The objective of testing is to determine whether an implementation under test conforms to its specification. In distributed test architectures involving multiple testers, this objective can be complicated by the fact that testers may encounter problems relating to controllability and observability during the application of a checking sequence. A controllability problem, also known as a synchronization problem, exists when a tester cannot determine when to send a particular input to the IUT. An observability problem exists when a tester cannot determine whether a particular output has been received from the IUT in response to the related input in the specification. Solutions in the literature to these problems generally require either appending additional input-output sequences or the use of external coordination messages between testers.
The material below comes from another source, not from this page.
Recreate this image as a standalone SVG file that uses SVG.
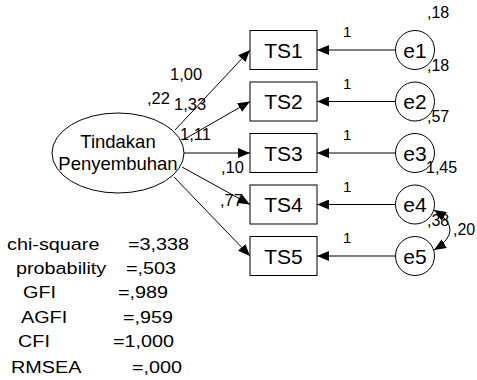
<svg xmlns="http://www.w3.org/2000/svg" width="477" height="380" viewBox="0 0 477 380">
<defs>
<marker id="ah" markerUnits="userSpaceOnUse" markerWidth="12" markerHeight="10" refX="12" refY="5" orient="auto-start-reverse" viewBox="0 0 12 10">
<path d="M0,0 L12,5 L0,10 z" fill="#000"/>
</marker>
<style>
text{font-family:"Liberation Sans",Arial,sans-serif;fill:#000}
.box{fill:#fff;stroke:#000;stroke-width:1}
.circ{fill:#fff;stroke:#000;stroke-width:1}
.big{font-size:21px;text-anchor:middle}
.lat{font-size:18.5px;text-anchor:middle}
.coef{font-size:16.5px}
.one{font-size:15px}
.var{font-size:16px}
.stat{font-size:16.5px}
.con line,.con path{stroke:#000;stroke-width:1;fill:none;marker-end:url(#ah)}
</style>
</defs>
<rect width="477" height="380" fill="#fff"/>
<g class="con" id="connectors">
<line x1="175" y1="130" x2="250" y2="50"/>
<line x1="183" y1="140" x2="250" y2="101.5"/>
<line x1="184" y1="153" x2="250" y2="153"/>
<line x1="182" y1="167" x2="250" y2="204.5"/>
<line x1="174" y1="177" x2="250" y2="256"/>
<line x1="395.5" y1="50" x2="317" y2="50"/>
<line x1="395.5" y1="101.5" x2="317" y2="101.5"/>
<line x1="395.5" y1="153" x2="317" y2="153"/>
<line x1="395.5" y1="204.5" x2="317" y2="204.5"/>
<line x1="395.5" y1="256" x2="317" y2="256"/>
<path d="M434,210 Q466,230 434,250" style="marker-start:url(#ah)"/>
</g>
<g id="latent">
<ellipse cx="118" cy="153" rx="66" ry="40" class="circ"/>
<text class="lat" x="118" y="148">Tindakan</text>
<text class="lat" x="118" y="170">Penyembuhan</text>
</g>
<g id="TS1"><rect class="box" x="250" y="30.5" width="67" height="39"/><text class="big" x="283.5" y="57.5">TS1</text></g>
<g id="TS2"><rect class="box" x="250" y="82" width="67" height="39"/><text class="big" x="283.5" y="109">TS2</text></g>
<g id="TS3"><rect class="box" x="250" y="133.5" width="67" height="39"/><text class="big" x="283.5" y="160.5">TS3</text></g>
<g id="TS4"><rect class="box" x="250" y="185" width="67" height="39"/><text class="big" x="283.5" y="212">TS4</text></g>
<g id="TS5"><rect class="box" x="250" y="236.5" width="67" height="39"/><text class="big" x="283.5" y="263.5">TS5</text></g>
<g id="e1"><circle class="circ" cx="415" cy="50" r="19.5"/><text class="big" x="415" y="57.5">e1</text></g>
<g id="e2"><circle class="circ" cx="415" cy="101.5" r="19.5"/><text class="big" x="415" y="109">e2</text></g>
<g id="e3"><circle class="circ" cx="415" cy="153" r="19.5"/><text class="big" x="415" y="160.5">e3</text></g>
<g id="e4"><circle class="circ" cx="415" cy="204.5" r="19.5"/><text class="big" x="415" y="212">e4</text></g>
<g id="e5"><circle class="circ" cx="415" cy="256" r="19.5"/><text class="big" x="415" y="263.5">e5</text></g>
<g id="labels">
<text class="coef" x="170" y="80">1,00</text>
<text class="coef" x="147" y="104">,22</text>
<text class="coef" x="174" y="110">1,33</text>
<text class="coef" x="180" y="140">1,11</text>
<text class="coef" x="221" y="173">,10</text>
<text class="coef" x="220" y="206">,77</text>
<text class="one" x="343" y="37">1</text>
<text class="one" x="343" y="89">1</text>
<text class="one" x="343" y="140">1</text>
<text class="one" x="343" y="192">1</text>
<text class="one" x="343" y="243">1</text>
<text class="var" x="427" y="18">,18</text>
<text class="var" x="427" y="71">,18</text>
<text class="var" x="427" y="122">,57</text>
<text class="var" x="426" y="173">1,45</text>
<text class="var" x="427" y="226">,38</text>
<text class="var" x="453" y="235">,20</text>
</g>
<g id="stats" class="stat">
<text class="stat" transform="translate(7,250) scale(1.2,1)">chi-square</text>
<text class="stat" transform="translate(128,250) scale(1.2,1)">=3,338</text>
<text class="stat" transform="translate(16,274) scale(1.2,1)">probability</text>
<text class="stat" transform="translate(126,274) scale(1.2,1)">=,503</text>
<text class="stat" transform="translate(23,298) scale(1.2,1)">GFI</text>
<text class="stat" transform="translate(118,298) scale(1.2,1)">=,989</text>
<text class="stat" transform="translate(21,323) scale(1.2,1)">AGFI</text>
<text class="stat" transform="translate(123,323) scale(1.2,1)">=,959</text>
<text class="stat" transform="translate(18,347) scale(1.2,1)">CFI</text>
<text class="stat" transform="translate(113,347) scale(1.2,1)">=1,000</text>
<text class="stat" transform="translate(11,373) scale(1.2,1)">RMSEA</text>
<text class="stat" transform="translate(132,373) scale(1.2,1)">=,000</text>
</g>
</svg>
This thesis proposes two methods for constructing checking sequences with no potential controllability and observability problems. The first method assumes the presence of a reliable reset in the implementation and constructs digraphs to facilitate the construction of state and transition cover subsequences. A Rural Chinese Postman Path on the final digraph constructed by the method yields a synchronizable ordering of these subsequences. The second method does not require a reliable reset and constructs digraphs to generate subsequences that verify each state and transition. An Euler Tour of the final digraph constructed by the method yields a checking sequence. In both methods, by considering controllability and observability problems during the construction of the checking sequence, the use of coordination messages is either minimized or, if possible, avoided altogether.